Итак, в этой комнате, где стоял сладковатый запах тлелой бумаги, книжной пыли и одинокого стариковского жилья, и начался наш разговор о событиях весны 1941 года, об обстоятельствах проезда Брехта через Советский Союз, о смерти Маргарет Штеффин.
Конечно, я понимал, что все это было очень давно. И что Михаилу Яковлевичу много лет. И если река уносит мелкие камешки и песчинки, то сколько же за это время протекло-пронеслось перед глазами человека, долгие годы находившегося среди каждодневного мельтешения дел и лиц, неизбежного на такой административно-литературной работе.
Нельзя забывать к тому же, что обычное течение жизни было вскоре за тем, уже 22 июня 41-го года, взвихрено, обращено вспять, брошено в другие русла.
И все-таки я надеялся. Человек, подписавший и получивший около пятнадцати писем, касавшихся дела, в котором он принимал такое близкое и доброе участие, причем писем не от кого-нибудь, а от Брехта, и посвященных не какой-нибудь будничной малости, а все-таки как-никак смерти, казалось мне, что-то должен был сохранить в себе от этого.
Но Михаил Яковлевич по интересовавшему меня конкретному делу не помнил ничего. В первый момент он не имел представления даже, кто такая Маргарет Штеффин.
Не помогали никакие напоминания. Даже сами письма, которые я давал читать Аплетину.
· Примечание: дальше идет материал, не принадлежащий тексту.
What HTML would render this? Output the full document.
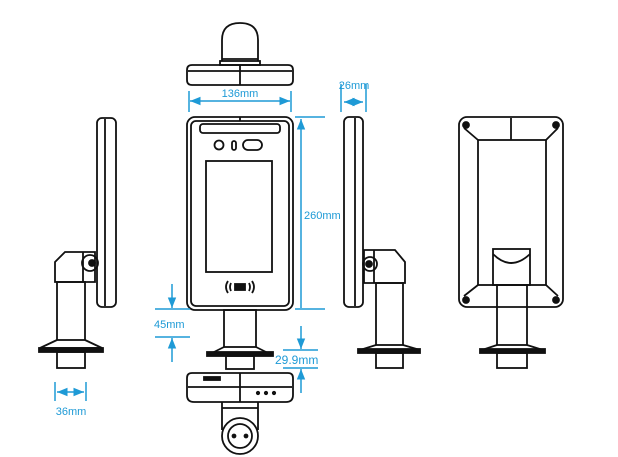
<!DOCTYPE html>
<html><head><meta charset="utf-8"><style>
html,body{margin:0;padding:0;background:#fff;width:618px;height:457px;overflow:hidden}
svg{display:block}
text{font-family:"Liberation Sans",sans-serif;fill:#1e9ad6;font-size:11px}
</style></head><body>
<svg width="618" height="457" viewBox="0 0 618 457" xmlns="http://www.w3.org/2000/svg">
<defs>
<marker id="a" viewBox="0 0 10 10" refX="10" refY="5" markerWidth="7" markerHeight="7" orient="auto-start-reverse"><path d="M0,1 L10,5 L0,9 z" fill="#1e9ad6"/></marker>
</defs>
<g fill="none" stroke="#111" stroke-width="1.8">
<!-- top view -->
<path d="M222,61 V40 Q222,23 240,23 Q258,23 258,40 V61"/>
<line x1="222" y1="59" x2="258" y2="59"/>
<rect x="220" y="61" width="40" height="4"/>
<path d="M192,65 H288 Q293,65 293,70 V80 Q293,85 288,85 H192 Q187,85 187,80 V70 Q187,65 192,65 Z"/>
<line x1="240" y1="65" x2="240" y2="85"/>
<line x1="188" y1="71" x2="292" y2="71"/>
<!-- front -->
<rect x="187" y="117" width="106" height="193" rx="8"/>
<rect x="191" y="121" width="98" height="185" rx="5"/>
<rect x="200" y="124" width="80" height="9" rx="3"/>
<line x1="240" y1="117" x2="240" y2="121"/>
<circle cx="219" cy="145" r="4.5"/>
<rect x="232" y="141" width="4" height="9" rx="2"/>
<rect x="243" y="140" width="19" height="10" rx="5"/>
<rect x="206" y="161" width="66" height="111"/>
<path d="M228,281 Q224,287 228,293 M231,283 Q229,287 231,291 M252,281 Q256,287 252,293 M249,283 Q251,287 249,291"/>
<rect x="235" y="284" width="10" height="6" fill="#111"/>
<!-- front pole -->
<rect x="224" y="310" width="32" height="37"/>
<path d="M224,347 L208,355 H272 L256,347" />
<rect x="207" y="352" width="66" height="4" fill="#111"/>
<rect x="226" y="356" width="28" height="13"/>
<!-- bottom view -->
<path d="M192,373 H288 Q293,373 293,378 V395 Q293,402 286,402 H194 Q187,402 187,395 V378 Q187,373 192,373 Z"/>
<line x1="188" y1="387" x2="292" y2="387"/>
<line x1="240" y1="373" x2="240" y2="402"/>
<rect x="204" y="377" width="16" height="3" fill="#111"/>
<circle cx="258" cy="393" r="1.2" fill="#111"/><circle cx="266" cy="393" r="1.2" fill="#111"/><circle cx="274" cy="393" r="1.2" fill="#111"/>
<path d="M222,402 V430 M258,402 V430"/>
<line x1="222" y1="408" x2="258" y2="408"/>
<circle cx="240" cy="436" r="18"/>
<circle cx="240" cy="436" r="12"/>
<circle cx="234" cy="436" r="1.5" fill="#111"/><circle cx="246" cy="436" r="1.5" fill="#111"/>
<!-- left side -->
<rect x="97" y="118" width="19" height="189" rx="5"/>
<line x1="105" y1="119" x2="105" y2="306"/>
<path d="M55,282 V262 L65,252 H95 V282 Z"/>
<line x1="83" y1="252" x2="83" y2="282"/>
<circle cx="90" cy="263" r="8"/><circle cx="92" cy="263" r="3" fill="#111"/>
<rect x="57" y="282" width="28" height="58"/>
<path d="M57,340 L40,348 H102 L85,340"/>
<rect x="39" y="348" width="64" height="4" fill="#111"/>
<rect x="57" y="352" width="28" height="16"/>
<!-- right side -->
<rect x="344" y="117" width="19" height="190" rx="5"/>
<line x1="355" y1="118" x2="355" y2="306"/>
<path d="M364,250 H395 L405,262 V283 H364 Z"/>
<line x1="374" y1="250" x2="374" y2="283"/>
<circle cx="370" cy="264" r="7"/><circle cx="369" cy="264" r="3" fill="#111"/>
<rect x="376" y="283" width="27" height="62"/>
<path d="M376,345 L360,350 H420 L403,345"/>
<rect x="358" y="349" width="62" height="4" fill="#111"/>
<rect x="376" y="353" width="27" height="15"/>
<!-- back -->
<rect x="459" y="117" width="104" height="190" rx="8"/>
<rect x="478" y="140" width="68" height="145"/>
<line x1="511" y1="118" x2="511" y2="140"/>
<path d="M464,128 L478,140 M558,128 L546,140 M464,296 L478,285 M558,296 L546,285"/>
<circle cx="466" cy="125" r="3" fill="#111"/><circle cx="556" cy="125" r="3" fill="#111"/>
<circle cx="466" cy="300" r="3" fill="#111"/><circle cx="556" cy="300" r="3" fill="#111"/>
<rect x="493" y="249" width="37" height="36"/>
<path d="M493,254 Q511,272 530,254"/>
<rect x="497" y="285" width="30" height="60"/>
<path d="M497,345 L482,350 H543 L527,345"/>
<rect x="480" y="349" width="65" height="4" fill="#111"/>
<rect x="497" y="353" width="30" height="15"/>
</g>
<g stroke="#1e9ad6" stroke-width="1.5" fill="none">
<line x1="189" y1="91" x2="189" y2="112"/><line x1="291" y1="91" x2="291" y2="112"/>
<line x1="190" y1="101" x2="290" y2="101" marker-start="url(#a)" marker-end="url(#a)"/>
<line x1="341" y1="84" x2="341" y2="112"/><line x1="366" y1="84" x2="366" y2="112"/>
<line x1="344" y1="102" x2="363" y2="102" marker-start="url(#a)" marker-end="url(#a)"/>
<line x1="295" y1="117" x2="325" y2="117"/><line x1="295" y1="309" x2="325" y2="309"/>
<line x1="301" y1="308" x2="301" y2="119" marker-end="url(#a)"/>
<line x1="155" y1="309" x2="190" y2="309"/><line x1="155" y1="337" x2="190" y2="337"/>
<line x1="172" y1="284" x2="172" y2="308" marker-end="url(#a)"/>
<line x1="172" y1="362" x2="172" y2="338" marker-end="url(#a)"/>
<line x1="283" y1="350" x2="318" y2="350"/><line x1="283" y1="368" x2="318" y2="368"/>
<line x1="301" y1="326" x2="301" y2="349" marker-end="url(#a)"/>
<line x1="301" y1="393" x2="301" y2="369" marker-end="url(#a)"/>
<line x1="55" y1="382" x2="55" y2="401"/><line x1="86" y1="382" x2="86" y2="401"/>
<line x1="57" y1="392" x2="84" y2="392" marker-start="url(#a)" marker-end="url(#a)"/>
</g>
<text x="240" y="97" text-anchor="middle">136mm</text>
<text x="354" y="89" text-anchor="middle">26mm</text>
<text x="304" y="219">260mm</text>
<text x="154" y="328">45mm</text>
<text x="275" y="364" style="font-size:12px">29.9mm</text>
<text x="71" y="415" text-anchor="middle">36mm</text>
</svg>
</body></html>
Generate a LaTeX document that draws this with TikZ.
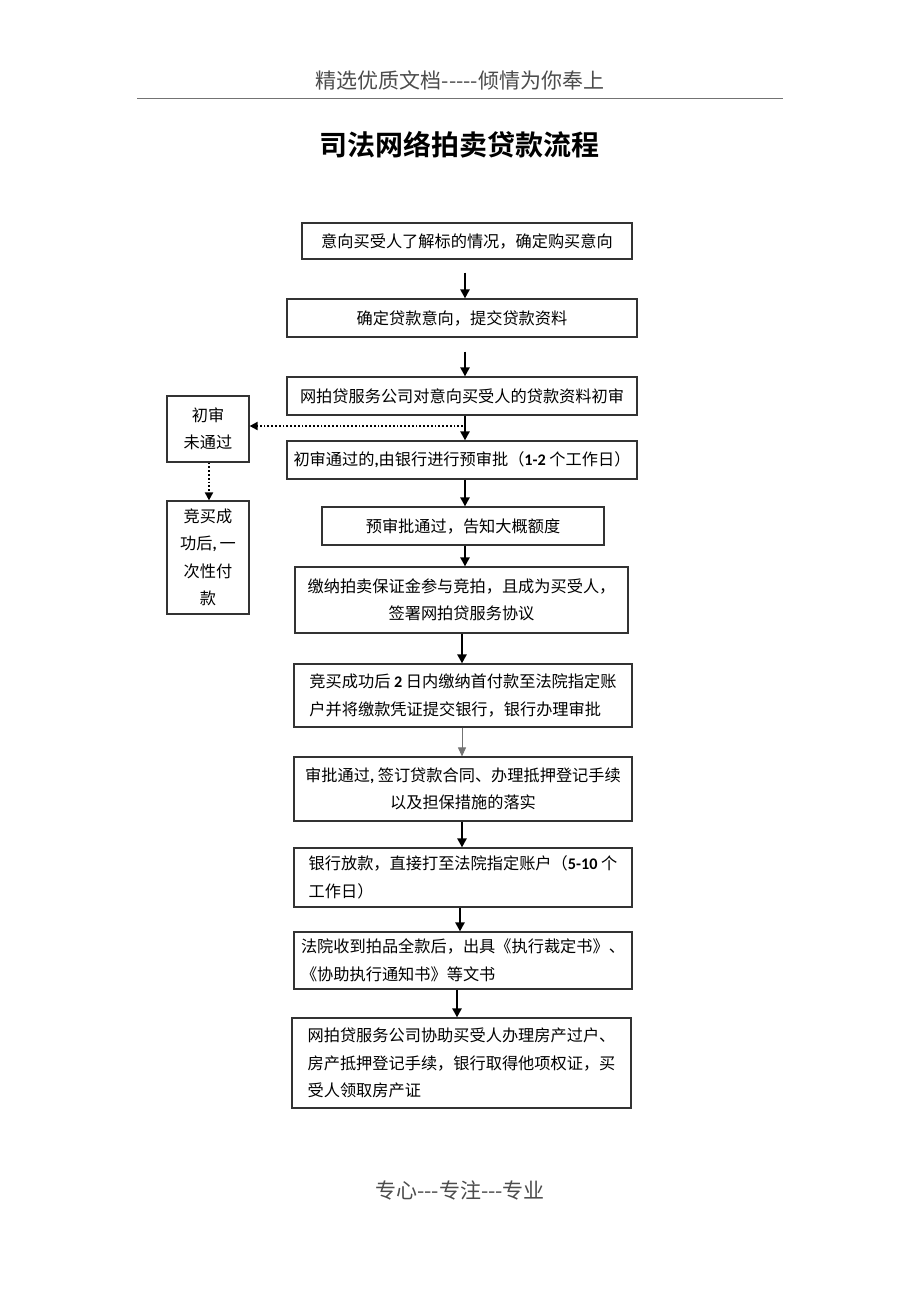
\documentclass[tikz,border=0pt]{standalone}
\usepackage{fontspec}
\usetikzlibrary{arrows.meta}
\newfontfamily\cjk{Noto Sans CJK SC}
\newfontfamily\cjkb{Noto Sans CJK SC Bold}
\newfontfamily\lat{Carlito}
\newcommand{\num}[1]{{\lat\bfseries #1}}
\tikzset{
  box/.style={draw=black!80, line width=1.2pt, inner sep=0pt, align=center,
    font=\cjk\fontsize{16.2}{27.5}\selectfont},
  boxl/.style={box, align=left},
  arr/.style={line width=2.4pt, -{Triangle[length=9pt,width=9pt]}},
  arrthin/.style={draw=black!55, line width=0.9pt, -{Triangle[length=9pt,width=8pt]}},
  dotarr/.style={line width=1.8pt, dotted, -{Triangle[length=8pt,width=8pt]}},
}
\begin{document}
\begin{tikzpicture}[x=1pt,y=-1pt]
\useasboundingbox[fill=white] (0,0) rectangle (920,1302);

% header / footer
\node[font=\cjk\fontsize{21}{24}\selectfont, text=black!70] (hdr) at (460,80) {精选优质文档-----倾情为你奉上};
\coordinate (hl) at (137,98);
\coordinate (hr) at (783,98);
\draw[black!55, line width=0.8pt] (hl) -- (hr);
\node[font=\cjkb\fontsize{28}{30}\selectfont] (title) at (459,145) {司法网络拍卖贷款流程};
\node[font=\cjk\fontsize{21}{24}\selectfont, text=black!70] (ftr) at (460,1190) {专心---专注---专业};

% main boxes
\node[box, minimum width=330pt, minimum height=36pt] (b1) at (467,241) {意向买受人了解标的情况，确定购买意向};
\node[box, minimum width=350pt, minimum height=38pt] (b2) at (462,318) {确定贷款意向，提交贷款资料};
\node[box, minimum width=350pt, minimum height=38pt] (b3) at (462,396) {网拍贷服务公司对意向买受人的贷款资料初审};
\node[box, minimum width=350pt, minimum height=38pt] (b4) at (462,460) {初审通过的{\lat\bfseries ,}由银行进行预审批（\num{1-2} 个工作日）};
\node[box, minimum width=282pt, minimum height=38pt] (b5) at (463,526) {预审批通过，告知大概额度};
\node[box, minimum width=333pt, minimum height=66pt] (b6) at (461.5,600) {缴纳拍卖保证金参与竞拍，且成为买受人，\\签署网拍贷服务协议};
\node[boxl, minimum width=338pt, minimum height=63pt] (b7) at (463,695.5) {竞买成功后 \num{2} 日内缴纳首付款至法院指定账\\户并将缴款凭证提交银行，银行办理审批};
\node[box, minimum width=338pt, minimum height=64pt] (b8) at (463,789) {审批通过{\lat\bfseries ,} 签订贷款合同、办理抵押登记手续\\以及担保措施的落实};
\node[boxl, minimum width=338pt, minimum height=59pt] (b9) at (463,877.5) {银行放款，直接打至法院指定账户（\num{5-10} 个\\工作日）\hspace*{13.4em}};
\node[boxl, minimum width=338pt, minimum height=57pt] (b10) at (463,960.5) {法院收到拍品全款后，出具《执行裁定书》、\\《协助执行通知书》等文书};
\node[boxl, minimum width=339pt, minimum height=90pt] (b11) at (461.5,1063) {网拍贷服务公司协助买受人办理房产过户、\\房产抵押登记手续，银行取得他项权证，买\\受人领取房产证};

% left boxes
\node[box, minimum width=82pt, minimum height=66pt] (l1) at (208,429) {初审\\未通过};
\node[box, minimum width=82pt, minimum height=113pt] (l2) at (208,557.5) {竞买成\\功后{\lat\bfseries ,}\hspace{3pt}一\\次性付\\款};

% columns
\coordinate (c465) at (465,0);
\coordinate (c462) at (462,0);
\coordinate (c460) at (460,0);
\coordinate (c457) at (457,0);
\coordinate (c209) at (209,0);

% arrows
\draw[arr, shorten <=13pt] (b1.south -| c465) -- (b2.north -| c465);
\draw[arr, shorten <=14pt] (b2.south -| c465) -- (b3.north -| c465);
\draw[arr] (b3.south -| c465) -- (b4.north -| c465);
\draw[arr] (b4.south -| c465) -- (b5.north -| c465);
\draw[arr] (b5.south -| c465) -- (b6.north -| c465);
\draw[arr] (b6.south -| c462) -- (b7.north -| c462);
\draw[arrthin] (b7.south -| c462) -- (b8.north -| c462);
\draw[arr] (b8.south -| c462) -- (b9.north -| c462);
\draw[arr] (b9.south -| c460) -- (b10.north -| c460);
\draw[arr] (b10.south -| c457) -- (b11.north -| c457);

% dotted
\coordinate (ds) at (463,426);
\draw[dotarr] (ds) -- (l1.east |- ds);
\draw[dotarr] (l1.south -| c209) -- (l2.north -| c209);
\end{tikzpicture}
\end{document}
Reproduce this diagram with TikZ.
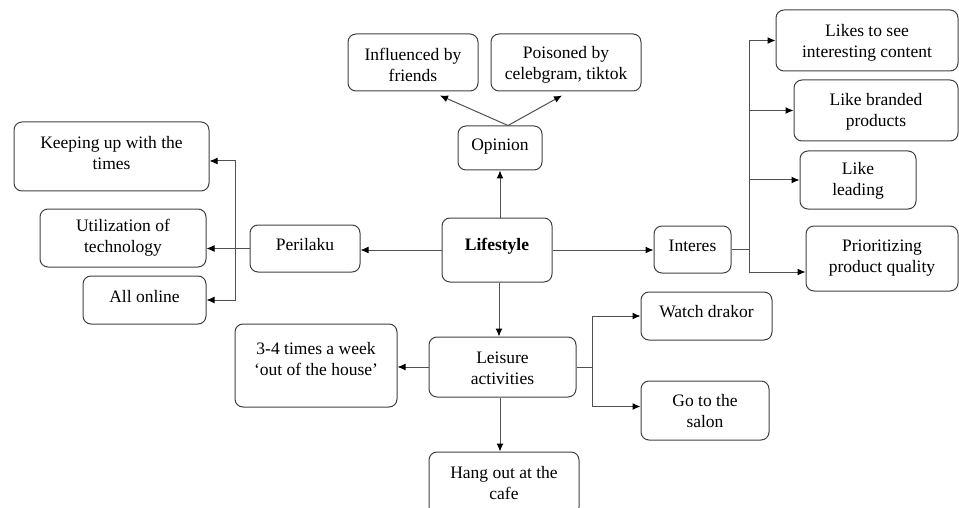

Он вертел и рассматривал их с любопытством. Но читал как чужие. Иногда бормотал при чтении:
— Да, да… кажется, так… вроде было…
Но потом решительно откладывал в сторону. И глядя на меня и почти по-детски моргая глазами, огорченно признавался: «Нет, не помню!»
Это было, конечно, мужественное признание человека, который не хотел из самолюбия или тщеславия привирать и кривить душой. Но мне от этого, как говорится, было не легче.